In Ben Jonson's "Masque of Gypsies" we read:

"Mistress, this is only spite; For you would not yesternight Kiss him in the cock-shut light."

Sometimes it was erroneously written "cock-shoot." "Come, come away then, a fine cock-shoot evening." In the "Two Noble Kinsmen" (iv. 1) we find the term "cock-light."

_Wren._ The diminutive character of this bird is noticed in "A Midsummer-Night's Dream" (iii. 1, song):

"The wren with little quill."

In "Macbeth" (iv. 2), Lady Macbeth says:

"the poor wren, The most diminutive of birds, will fight, Her young ones in her nest, against the owl."
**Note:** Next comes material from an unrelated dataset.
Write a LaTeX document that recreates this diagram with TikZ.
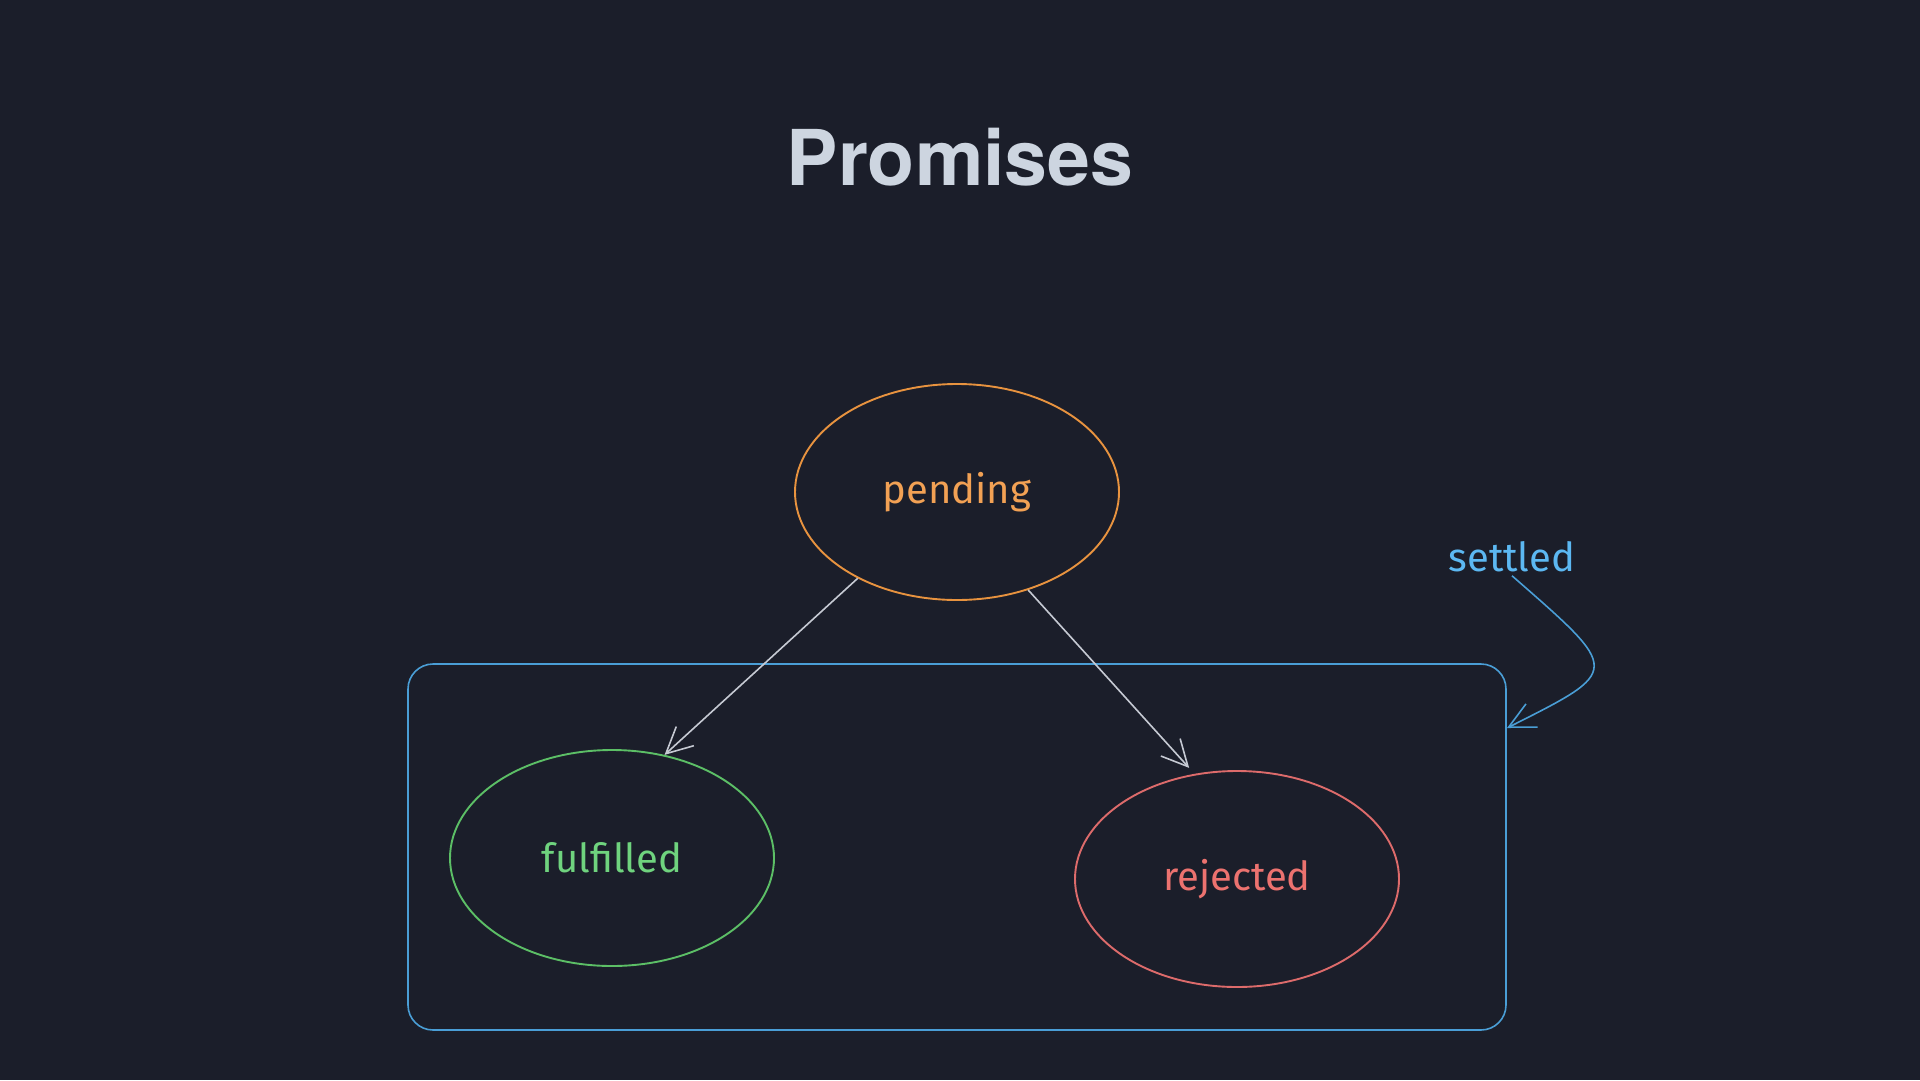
\documentclass[tikz,border=0pt]{standalone}
\usepackage{fontspec}
\setmainfont{Fira Sans}
\newfontfamily\titlefont{TeX Gyre Heros}
\usetikzlibrary{shapes.geometric,arrows.meta}
\definecolor{bgdark}{HTML}{1B1E2A}
\definecolor{titlegray}{HTML}{CDD5E0}
\definecolor{pendorange}{HTML}{E8933F}
\definecolor{pendtext}{HTML}{F2A154}
\definecolor{fulgreen}{HTML}{5CBF66}
\definecolor{fultext}{HTML}{6FD37E}
\definecolor{rejred}{HTML}{DD6B6B}
\definecolor{rejtext}{HTML}{EC726F}
\definecolor{setblue}{HTML}{4A9ED6}
\definecolor{settext}{HTML}{5CB8F2}
\definecolor{arrowgray}{HTML}{C6CAD3}

\begin{document}
\begin{tikzpicture}[x=1pt,y=-1pt,
        state/.style={ellipse,draw,line width=1.9pt,minimum width=324pt,minimum height=216pt,
            font=\fontsize{40}{44}\selectfont},
        flow/.style={arrowgray,line width=1.6pt,-{Straight Barb[length=26pt,width=26pt]}}]
            \fill[bgdark] (0,0) rectangle (1920,1080);
            \useasboundingbox (0,0) rectangle (1920,1080);
            \node[titlegray,inner sep=0] (title) at (960,157)
                {\titlefont\bfseries\fontsize{77}{80}\selectfont Promises};
            \node[state,draw=pendorange,text=pendtext] (pending) at (957,492) {pending};
            \node[state,draw=fulgreen,text=fultext] (fulfilled) at (612,858) {fulfilled};
            \node[state,draw=rejred,text=rejtext] (rejected) at (1237,879) {rejected};
            \node[draw=setblue,line width=1.6pt,rounded corners=25pt,minimum width=1098pt,
                minimum height=366pt] (settledbox) at (957,847) {};
            \node[settext,font=\fontsize{40}{44}\selectfont] (settled) at (1512,557) {settled};
            \coordinate (hook) at (1507,728);
            \draw[flow] (pending.221) -- (fulfilled.63);
            \draw[flow,shorten >=8pt] (pending.306) -- (rejected.112);
            \draw[flow,setblue] (settled.south) .. controls (1622,672) and (1622,670) .. (hook);
        \end{tikzpicture}
\end{document}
Considering, too, that as many as sixteen young ones have been found in this little bird's nest, we can say with Grahame, in his poem on the birds of Scotland:

"But now behold the greatest of this train Of miracles, stupendously minute; The numerous progeny, claimant for food Supplied by two small bills, and feeble wings Of narrow range, supplied--ay, duly fed-- Fed in the dark, and yet not one forgot."

The epithet "poor," applied to the wren by Lady Macbeth, was certainly appropriate in days gone by, when we recollect how it was cruelly hunted in Ireland on St. Stephen's day--a practice which prevailed also in the Isle of Man.[340]

[340] See Yarrell's "History of British Birds," vol. ii. p. 178.